## Begin
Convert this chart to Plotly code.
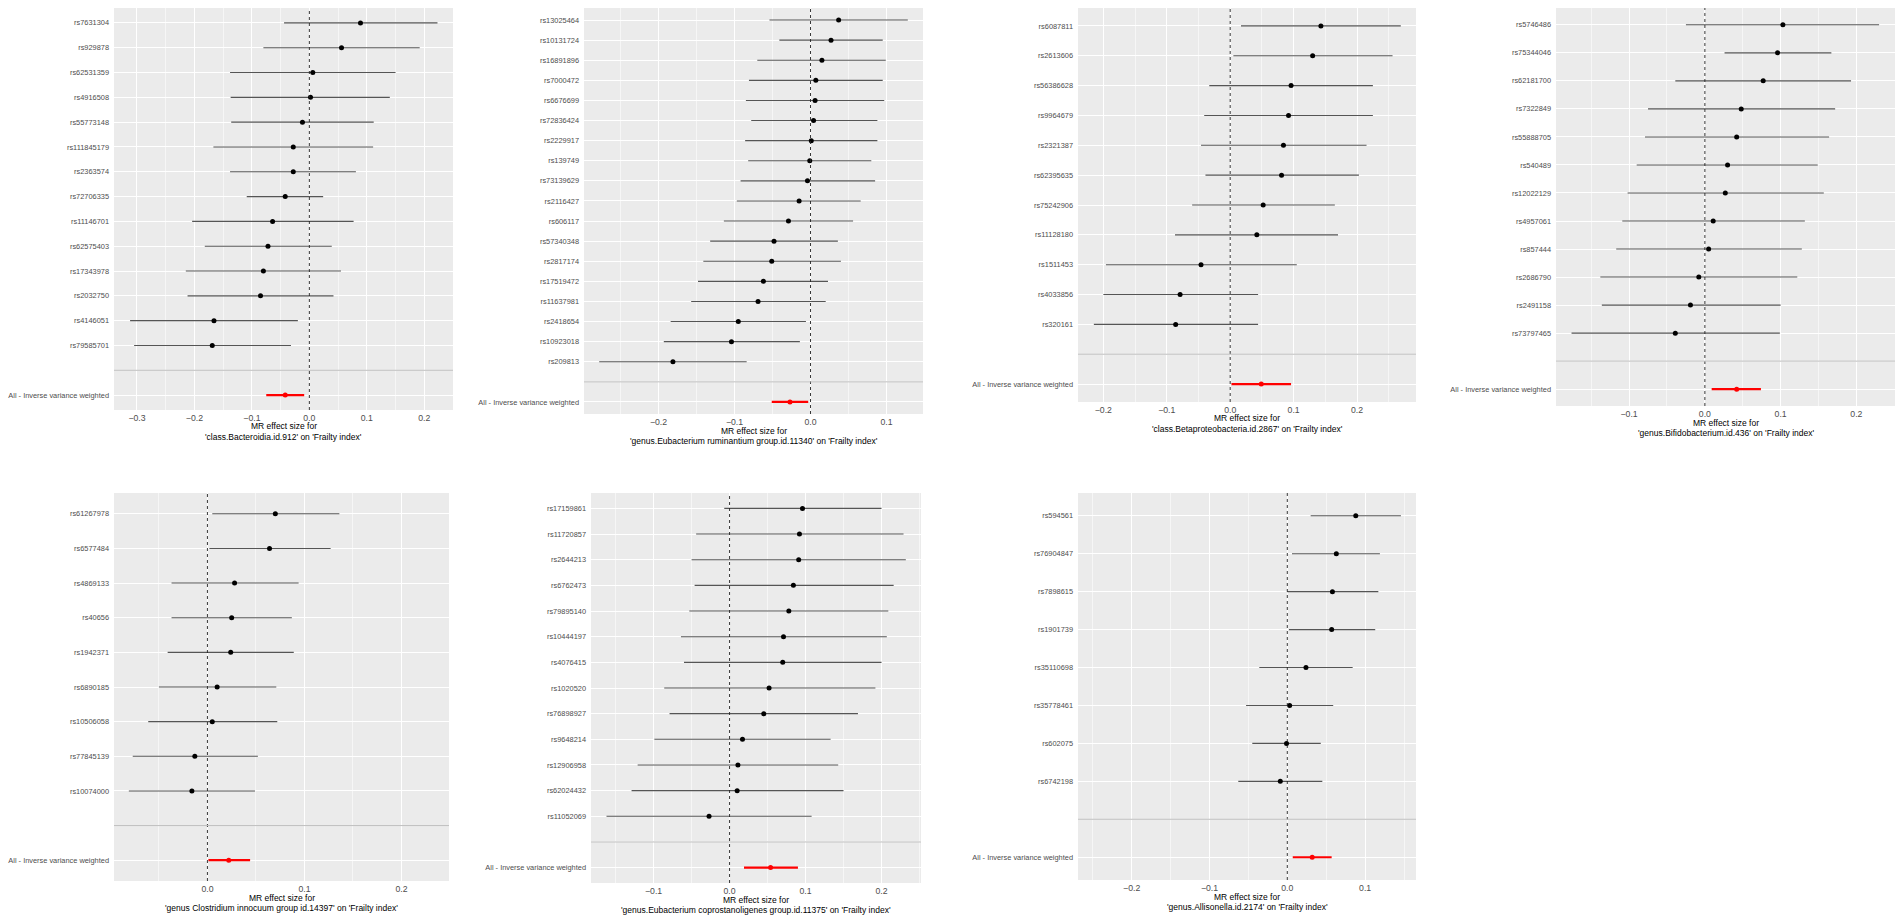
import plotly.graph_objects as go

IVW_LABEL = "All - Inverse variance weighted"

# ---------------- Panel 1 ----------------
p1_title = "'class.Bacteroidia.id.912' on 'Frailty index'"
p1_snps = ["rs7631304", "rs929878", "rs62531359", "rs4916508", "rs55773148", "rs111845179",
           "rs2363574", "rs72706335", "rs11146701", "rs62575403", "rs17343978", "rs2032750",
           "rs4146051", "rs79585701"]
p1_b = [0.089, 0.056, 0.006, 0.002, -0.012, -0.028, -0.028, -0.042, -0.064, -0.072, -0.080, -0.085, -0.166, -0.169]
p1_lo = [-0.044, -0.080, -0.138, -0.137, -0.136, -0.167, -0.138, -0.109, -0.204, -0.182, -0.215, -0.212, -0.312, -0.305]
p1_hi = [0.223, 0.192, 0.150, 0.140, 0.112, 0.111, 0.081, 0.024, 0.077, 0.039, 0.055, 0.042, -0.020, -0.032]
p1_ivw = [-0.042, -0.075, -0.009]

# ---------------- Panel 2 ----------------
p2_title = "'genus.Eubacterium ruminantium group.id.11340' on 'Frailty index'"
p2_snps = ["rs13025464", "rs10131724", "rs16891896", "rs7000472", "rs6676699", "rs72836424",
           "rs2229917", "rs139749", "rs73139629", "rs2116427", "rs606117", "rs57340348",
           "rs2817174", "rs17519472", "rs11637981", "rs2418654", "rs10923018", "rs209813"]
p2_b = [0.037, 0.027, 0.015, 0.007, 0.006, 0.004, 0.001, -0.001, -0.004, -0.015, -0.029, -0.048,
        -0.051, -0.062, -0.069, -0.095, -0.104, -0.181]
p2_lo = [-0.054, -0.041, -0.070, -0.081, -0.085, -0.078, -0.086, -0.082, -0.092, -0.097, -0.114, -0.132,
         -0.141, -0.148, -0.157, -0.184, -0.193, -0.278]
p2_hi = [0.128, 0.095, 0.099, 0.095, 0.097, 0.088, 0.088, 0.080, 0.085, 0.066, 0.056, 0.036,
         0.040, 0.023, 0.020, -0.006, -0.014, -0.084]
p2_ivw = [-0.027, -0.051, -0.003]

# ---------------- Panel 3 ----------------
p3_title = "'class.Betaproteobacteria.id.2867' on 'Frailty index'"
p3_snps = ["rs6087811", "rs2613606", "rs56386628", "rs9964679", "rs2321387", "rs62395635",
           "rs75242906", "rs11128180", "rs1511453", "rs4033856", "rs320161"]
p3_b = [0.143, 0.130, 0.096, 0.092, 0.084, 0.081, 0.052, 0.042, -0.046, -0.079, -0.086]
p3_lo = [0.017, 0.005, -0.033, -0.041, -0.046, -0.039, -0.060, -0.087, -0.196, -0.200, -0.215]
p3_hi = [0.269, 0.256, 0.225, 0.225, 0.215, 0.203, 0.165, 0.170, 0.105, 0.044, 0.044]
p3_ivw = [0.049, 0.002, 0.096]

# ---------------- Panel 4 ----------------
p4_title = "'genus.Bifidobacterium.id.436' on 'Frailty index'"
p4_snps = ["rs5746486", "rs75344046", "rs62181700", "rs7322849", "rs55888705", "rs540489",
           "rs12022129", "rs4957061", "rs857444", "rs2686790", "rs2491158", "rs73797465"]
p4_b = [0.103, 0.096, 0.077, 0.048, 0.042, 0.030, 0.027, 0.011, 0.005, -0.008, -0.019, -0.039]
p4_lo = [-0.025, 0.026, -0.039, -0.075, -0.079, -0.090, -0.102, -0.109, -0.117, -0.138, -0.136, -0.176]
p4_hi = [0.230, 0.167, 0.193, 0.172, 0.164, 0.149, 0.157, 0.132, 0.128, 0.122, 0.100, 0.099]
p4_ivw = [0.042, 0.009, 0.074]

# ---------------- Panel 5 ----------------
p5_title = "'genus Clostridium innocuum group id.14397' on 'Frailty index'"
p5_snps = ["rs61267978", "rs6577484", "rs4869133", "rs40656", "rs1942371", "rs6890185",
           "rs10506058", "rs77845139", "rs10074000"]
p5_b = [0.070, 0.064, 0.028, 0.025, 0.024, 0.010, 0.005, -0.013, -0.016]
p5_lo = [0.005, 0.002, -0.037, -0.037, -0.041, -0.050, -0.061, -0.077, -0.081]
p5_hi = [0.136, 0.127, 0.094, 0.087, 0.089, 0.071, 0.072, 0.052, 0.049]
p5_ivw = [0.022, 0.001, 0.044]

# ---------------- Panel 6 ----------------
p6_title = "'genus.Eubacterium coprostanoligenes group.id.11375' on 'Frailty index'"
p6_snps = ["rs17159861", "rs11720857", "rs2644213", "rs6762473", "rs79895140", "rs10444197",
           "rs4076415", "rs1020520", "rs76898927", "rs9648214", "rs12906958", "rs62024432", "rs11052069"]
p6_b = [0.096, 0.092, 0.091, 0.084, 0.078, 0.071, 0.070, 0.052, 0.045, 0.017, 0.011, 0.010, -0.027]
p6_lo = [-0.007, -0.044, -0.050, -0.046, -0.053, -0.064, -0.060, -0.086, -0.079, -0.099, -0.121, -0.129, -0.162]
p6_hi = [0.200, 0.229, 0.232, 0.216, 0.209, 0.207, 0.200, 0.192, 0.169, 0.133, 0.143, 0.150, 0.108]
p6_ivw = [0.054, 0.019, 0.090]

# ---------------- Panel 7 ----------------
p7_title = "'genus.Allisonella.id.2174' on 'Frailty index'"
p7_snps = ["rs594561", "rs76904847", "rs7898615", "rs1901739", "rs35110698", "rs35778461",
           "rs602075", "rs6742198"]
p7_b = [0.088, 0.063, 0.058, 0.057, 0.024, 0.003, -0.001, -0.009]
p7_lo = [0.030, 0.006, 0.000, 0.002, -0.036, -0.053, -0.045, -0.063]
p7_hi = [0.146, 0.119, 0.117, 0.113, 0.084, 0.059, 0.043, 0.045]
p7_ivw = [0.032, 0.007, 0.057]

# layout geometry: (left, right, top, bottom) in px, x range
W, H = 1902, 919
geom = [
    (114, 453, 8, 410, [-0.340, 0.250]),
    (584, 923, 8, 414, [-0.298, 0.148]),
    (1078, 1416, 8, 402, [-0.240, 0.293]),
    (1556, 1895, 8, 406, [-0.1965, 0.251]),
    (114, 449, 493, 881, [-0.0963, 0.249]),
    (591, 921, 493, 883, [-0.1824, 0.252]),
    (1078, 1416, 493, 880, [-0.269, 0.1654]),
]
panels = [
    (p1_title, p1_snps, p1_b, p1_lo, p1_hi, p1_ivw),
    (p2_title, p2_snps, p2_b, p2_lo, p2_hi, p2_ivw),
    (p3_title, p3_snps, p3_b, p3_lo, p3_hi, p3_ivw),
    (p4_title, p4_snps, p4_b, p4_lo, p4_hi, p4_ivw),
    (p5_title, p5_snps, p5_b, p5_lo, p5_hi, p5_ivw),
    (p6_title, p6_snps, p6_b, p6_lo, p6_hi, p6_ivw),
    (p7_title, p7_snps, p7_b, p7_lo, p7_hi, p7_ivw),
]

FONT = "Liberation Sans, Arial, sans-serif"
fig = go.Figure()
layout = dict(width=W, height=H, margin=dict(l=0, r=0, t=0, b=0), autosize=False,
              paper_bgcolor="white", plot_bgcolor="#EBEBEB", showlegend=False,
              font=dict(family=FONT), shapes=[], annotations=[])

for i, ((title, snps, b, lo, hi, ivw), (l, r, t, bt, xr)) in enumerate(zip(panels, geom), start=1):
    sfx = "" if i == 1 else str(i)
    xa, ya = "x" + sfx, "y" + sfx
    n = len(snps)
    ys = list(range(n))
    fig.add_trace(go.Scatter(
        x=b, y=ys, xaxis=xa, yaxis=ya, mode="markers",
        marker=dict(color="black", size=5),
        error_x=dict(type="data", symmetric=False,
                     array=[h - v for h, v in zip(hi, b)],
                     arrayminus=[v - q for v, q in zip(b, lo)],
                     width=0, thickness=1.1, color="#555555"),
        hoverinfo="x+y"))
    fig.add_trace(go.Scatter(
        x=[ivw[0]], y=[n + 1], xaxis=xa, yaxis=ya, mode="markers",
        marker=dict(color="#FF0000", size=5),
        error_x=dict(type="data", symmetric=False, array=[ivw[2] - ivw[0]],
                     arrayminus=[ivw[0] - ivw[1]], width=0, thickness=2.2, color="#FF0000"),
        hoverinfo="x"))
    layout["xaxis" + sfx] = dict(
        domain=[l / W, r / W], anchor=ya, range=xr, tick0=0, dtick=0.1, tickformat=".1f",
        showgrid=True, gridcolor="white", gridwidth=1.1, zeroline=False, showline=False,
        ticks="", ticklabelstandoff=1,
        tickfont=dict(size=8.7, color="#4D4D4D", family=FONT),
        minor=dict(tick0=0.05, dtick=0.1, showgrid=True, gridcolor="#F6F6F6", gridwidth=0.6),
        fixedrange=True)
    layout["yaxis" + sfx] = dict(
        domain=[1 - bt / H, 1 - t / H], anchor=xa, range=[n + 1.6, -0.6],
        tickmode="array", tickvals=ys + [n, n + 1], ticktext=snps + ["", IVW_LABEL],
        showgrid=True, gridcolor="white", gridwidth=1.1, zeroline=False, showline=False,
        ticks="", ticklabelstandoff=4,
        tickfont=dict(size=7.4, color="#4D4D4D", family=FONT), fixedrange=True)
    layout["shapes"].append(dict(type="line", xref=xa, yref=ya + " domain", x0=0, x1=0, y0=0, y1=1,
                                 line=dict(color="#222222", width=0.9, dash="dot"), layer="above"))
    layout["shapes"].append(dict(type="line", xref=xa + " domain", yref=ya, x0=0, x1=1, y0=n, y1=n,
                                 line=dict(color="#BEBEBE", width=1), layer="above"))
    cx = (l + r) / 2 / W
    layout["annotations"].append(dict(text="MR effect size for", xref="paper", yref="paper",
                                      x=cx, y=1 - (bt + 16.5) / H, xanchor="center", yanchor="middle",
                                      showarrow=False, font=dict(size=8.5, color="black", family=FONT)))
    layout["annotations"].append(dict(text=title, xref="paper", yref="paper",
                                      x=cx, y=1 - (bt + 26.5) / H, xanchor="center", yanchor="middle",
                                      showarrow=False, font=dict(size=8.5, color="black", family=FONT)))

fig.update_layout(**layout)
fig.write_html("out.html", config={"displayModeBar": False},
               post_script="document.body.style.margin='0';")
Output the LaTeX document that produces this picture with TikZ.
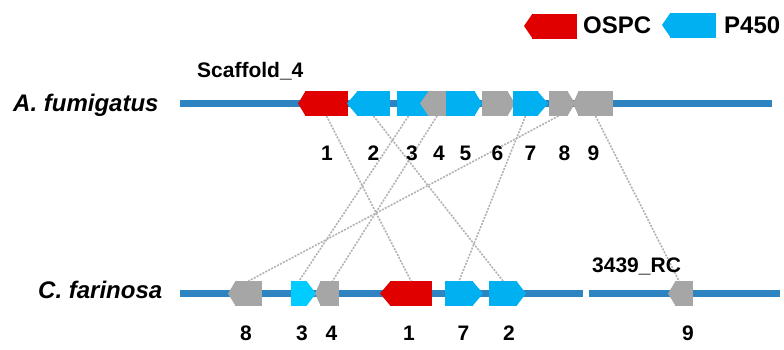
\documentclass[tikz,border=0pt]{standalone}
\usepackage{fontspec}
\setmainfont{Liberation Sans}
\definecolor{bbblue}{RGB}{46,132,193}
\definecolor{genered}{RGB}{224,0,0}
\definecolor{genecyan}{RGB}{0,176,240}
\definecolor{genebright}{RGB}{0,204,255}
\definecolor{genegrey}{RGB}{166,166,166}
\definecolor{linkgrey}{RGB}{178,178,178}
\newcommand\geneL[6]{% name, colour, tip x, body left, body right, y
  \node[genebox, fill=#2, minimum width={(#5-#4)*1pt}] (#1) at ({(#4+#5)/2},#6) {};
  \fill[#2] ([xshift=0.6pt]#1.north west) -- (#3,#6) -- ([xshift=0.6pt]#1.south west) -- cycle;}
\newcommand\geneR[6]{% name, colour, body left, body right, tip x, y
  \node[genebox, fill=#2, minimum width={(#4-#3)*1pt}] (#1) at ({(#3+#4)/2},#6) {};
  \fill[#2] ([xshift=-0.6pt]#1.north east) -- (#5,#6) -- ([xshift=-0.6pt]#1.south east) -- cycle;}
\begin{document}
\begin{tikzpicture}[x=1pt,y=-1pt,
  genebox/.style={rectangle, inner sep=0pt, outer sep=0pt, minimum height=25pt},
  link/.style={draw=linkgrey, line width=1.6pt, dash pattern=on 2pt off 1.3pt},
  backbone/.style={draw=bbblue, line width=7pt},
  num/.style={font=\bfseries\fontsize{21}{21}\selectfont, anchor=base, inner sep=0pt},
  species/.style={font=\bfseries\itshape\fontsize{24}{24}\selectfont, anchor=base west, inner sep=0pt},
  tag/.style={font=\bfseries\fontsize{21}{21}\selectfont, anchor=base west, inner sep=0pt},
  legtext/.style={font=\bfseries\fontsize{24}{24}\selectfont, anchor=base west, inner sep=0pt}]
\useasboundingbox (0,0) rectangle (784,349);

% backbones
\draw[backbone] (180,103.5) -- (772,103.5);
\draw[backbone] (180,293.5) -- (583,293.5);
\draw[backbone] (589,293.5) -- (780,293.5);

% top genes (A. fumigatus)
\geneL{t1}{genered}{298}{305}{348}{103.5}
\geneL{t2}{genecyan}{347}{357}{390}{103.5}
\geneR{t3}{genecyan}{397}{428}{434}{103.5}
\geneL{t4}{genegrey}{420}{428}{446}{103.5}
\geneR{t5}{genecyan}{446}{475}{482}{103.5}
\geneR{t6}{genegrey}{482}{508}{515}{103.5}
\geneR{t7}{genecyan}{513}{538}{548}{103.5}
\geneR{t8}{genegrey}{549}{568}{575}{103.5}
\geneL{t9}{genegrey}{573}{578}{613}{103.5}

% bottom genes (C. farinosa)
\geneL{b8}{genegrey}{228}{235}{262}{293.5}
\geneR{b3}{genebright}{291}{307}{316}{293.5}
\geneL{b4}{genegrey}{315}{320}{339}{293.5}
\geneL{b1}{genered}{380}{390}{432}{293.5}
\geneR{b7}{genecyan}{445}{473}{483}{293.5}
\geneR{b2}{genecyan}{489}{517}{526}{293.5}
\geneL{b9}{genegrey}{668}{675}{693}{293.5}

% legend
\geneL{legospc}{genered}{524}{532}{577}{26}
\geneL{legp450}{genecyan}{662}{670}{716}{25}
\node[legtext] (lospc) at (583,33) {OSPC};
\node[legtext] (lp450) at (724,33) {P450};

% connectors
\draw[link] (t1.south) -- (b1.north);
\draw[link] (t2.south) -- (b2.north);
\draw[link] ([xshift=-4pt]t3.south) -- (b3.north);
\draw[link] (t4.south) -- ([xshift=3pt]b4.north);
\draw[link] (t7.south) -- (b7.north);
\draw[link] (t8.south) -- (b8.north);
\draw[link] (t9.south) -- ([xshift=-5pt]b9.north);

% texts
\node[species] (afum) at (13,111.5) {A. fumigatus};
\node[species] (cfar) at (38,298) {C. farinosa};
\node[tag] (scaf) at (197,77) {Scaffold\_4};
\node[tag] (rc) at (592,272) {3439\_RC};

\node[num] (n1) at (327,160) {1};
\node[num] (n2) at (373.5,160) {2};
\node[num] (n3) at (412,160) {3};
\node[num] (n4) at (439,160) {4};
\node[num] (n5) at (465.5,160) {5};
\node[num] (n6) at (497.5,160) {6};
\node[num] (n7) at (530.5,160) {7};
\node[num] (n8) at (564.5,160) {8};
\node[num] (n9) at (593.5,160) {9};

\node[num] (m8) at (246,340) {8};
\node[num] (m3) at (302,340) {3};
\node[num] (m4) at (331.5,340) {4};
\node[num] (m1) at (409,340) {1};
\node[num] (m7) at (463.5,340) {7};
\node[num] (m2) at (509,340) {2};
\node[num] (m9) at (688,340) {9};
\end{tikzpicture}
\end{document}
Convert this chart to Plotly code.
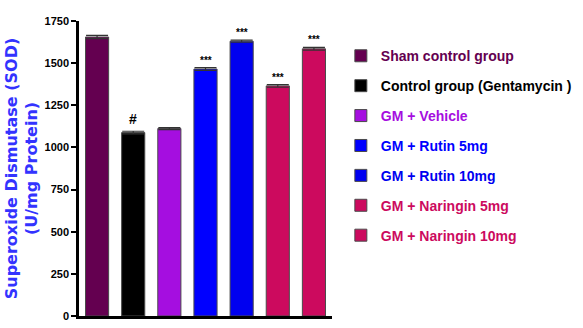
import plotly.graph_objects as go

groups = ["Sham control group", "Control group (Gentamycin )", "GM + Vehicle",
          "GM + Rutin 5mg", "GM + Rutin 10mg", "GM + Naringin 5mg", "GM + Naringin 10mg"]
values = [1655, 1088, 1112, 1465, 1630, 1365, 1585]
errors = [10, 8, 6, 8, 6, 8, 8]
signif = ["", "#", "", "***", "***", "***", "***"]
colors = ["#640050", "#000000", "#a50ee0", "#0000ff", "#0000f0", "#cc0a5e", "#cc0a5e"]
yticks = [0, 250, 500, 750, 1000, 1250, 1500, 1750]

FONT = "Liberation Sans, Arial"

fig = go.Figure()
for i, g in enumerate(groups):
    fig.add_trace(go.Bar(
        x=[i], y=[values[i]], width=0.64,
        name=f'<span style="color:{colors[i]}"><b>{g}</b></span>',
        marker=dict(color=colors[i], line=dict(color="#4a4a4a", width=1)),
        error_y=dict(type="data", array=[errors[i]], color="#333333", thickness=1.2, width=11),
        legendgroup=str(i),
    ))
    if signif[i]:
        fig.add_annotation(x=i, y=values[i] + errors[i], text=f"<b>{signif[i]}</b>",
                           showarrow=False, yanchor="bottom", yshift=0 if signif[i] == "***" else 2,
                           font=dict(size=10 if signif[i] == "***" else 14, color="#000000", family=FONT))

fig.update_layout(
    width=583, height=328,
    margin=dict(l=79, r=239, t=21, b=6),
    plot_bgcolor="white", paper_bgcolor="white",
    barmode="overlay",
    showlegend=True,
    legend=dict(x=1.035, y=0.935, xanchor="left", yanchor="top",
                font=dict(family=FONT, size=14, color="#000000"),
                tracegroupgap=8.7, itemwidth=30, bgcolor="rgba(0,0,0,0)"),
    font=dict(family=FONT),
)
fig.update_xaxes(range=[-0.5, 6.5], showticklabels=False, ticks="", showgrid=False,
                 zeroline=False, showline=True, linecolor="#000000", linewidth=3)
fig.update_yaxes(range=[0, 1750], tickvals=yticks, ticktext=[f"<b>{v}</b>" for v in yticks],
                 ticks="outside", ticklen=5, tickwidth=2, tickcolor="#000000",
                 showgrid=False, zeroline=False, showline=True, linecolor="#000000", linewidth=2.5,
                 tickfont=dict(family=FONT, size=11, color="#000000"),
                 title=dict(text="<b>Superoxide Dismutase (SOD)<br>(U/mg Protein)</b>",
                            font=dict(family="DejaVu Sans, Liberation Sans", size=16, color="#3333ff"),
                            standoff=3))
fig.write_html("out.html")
## End
Leave out the pictures. Transcribe only the lines above, from the first through the one that contains "p3_ivw = [0.049, 0.002, 0.096]".

*PROBLEM SOLUTION:*
Convert this chart to Plotly code.
import plotly.graph_objects as go

IVW_LABEL = "All - Inverse variance weighted"

# ---------------- Panel 1 ----------------
p1_title = "'class.Bacteroidia.id.912' on 'Frailty index'"
p1_snps = ["rs7631304", "rs929878", "rs62531359", "rs4916508", "rs55773148", "rs111845179",
           "rs2363574", "rs72706335", "rs11146701", "rs62575403", "rs17343978", "rs2032750",
           "rs4146051", "rs79585701"]
p1_b = [0.089, 0.056, 0.006, 0.002, -0.012, -0.028, -0.028, -0.042, -0.064, -0.072, -0.080, -0.085, -0.166, -0.169]
p1_lo = [-0.044, -0.080, -0.138, -0.137, -0.136, -0.167, -0.138, -0.109, -0.204, -0.182, -0.215, -0.212, -0.312, -0.305]
p1_hi = [0.223, 0.192, 0.150, 0.140, 0.112, 0.111, 0.081, 0.024, 0.077, 0.039, 0.055, 0.042, -0.020, -0.032]
p1_ivw = [-0.042, -0.075, -0.009]

# ---------------- Panel 2 ----------------
p2_title = "'genus.Eubacterium ruminantium group.id.11340' on 'Frailty index'"
p2_snps = ["rs13025464", "rs10131724", "rs16891896", "rs7000472", "rs6676699", "rs72836424",
           "rs2229917", "rs139749", "rs73139629", "rs2116427", "rs606117", "rs57340348",
           "rs2817174", "rs17519472", "rs11637981", "rs2418654", "rs10923018", "rs209813"]
p2_b = [0.037, 0.027, 0.015, 0.007, 0.006, 0.004, 0.001, -0.001, -0.004, -0.015, -0.029, -0.048,
        -0.051, -0.062, -0.069, -0.095, -0.104, -0.181]
p2_lo = [-0.054, -0.041, -0.070, -0.081, -0.085, -0.078, -0.086, -0.082, -0.092, -0.097, -0.114, -0.132,
         -0.141, -0.148, -0.157, -0.184, -0.193, -0.278]
p2_hi = [0.128, 0.095, 0.099, 0.095, 0.097, 0.088, 0.088, 0.080, 0.085, 0.066, 0.056, 0.036,
         0.040, 0.023, 0.020, -0.006, -0.014, -0.084]
p2_ivw = [-0.027, -0.051, -0.003]

# ---------------- Panel 3 ----------------
p3_title = "'class.Betaproteobacteria.id.2867' on 'Frailty index'"
p3_snps = ["rs6087811", "rs2613606", "rs56386628", "rs9964679", "rs2321387", "rs62395635",
           "rs75242906", "rs11128180", "rs1511453", "rs4033856", "rs320161"]
p3_b = [0.143, 0.130, 0.096, 0.092, 0.084, 0.081, 0.052, 0.042, -0.046, -0.079, -0.086]
p3_lo = [0.017, 0.005, -0.033, -0.041, -0.046, -0.039, -0.060, -0.087, -0.196, -0.200, -0.215]
p3_hi = [0.269, 0.256, 0.225, 0.225, 0.215, 0.203, 0.165, 0.170, 0.105, 0.044, 0.044]
p3_ivw = [0.049, 0.002, 0.096]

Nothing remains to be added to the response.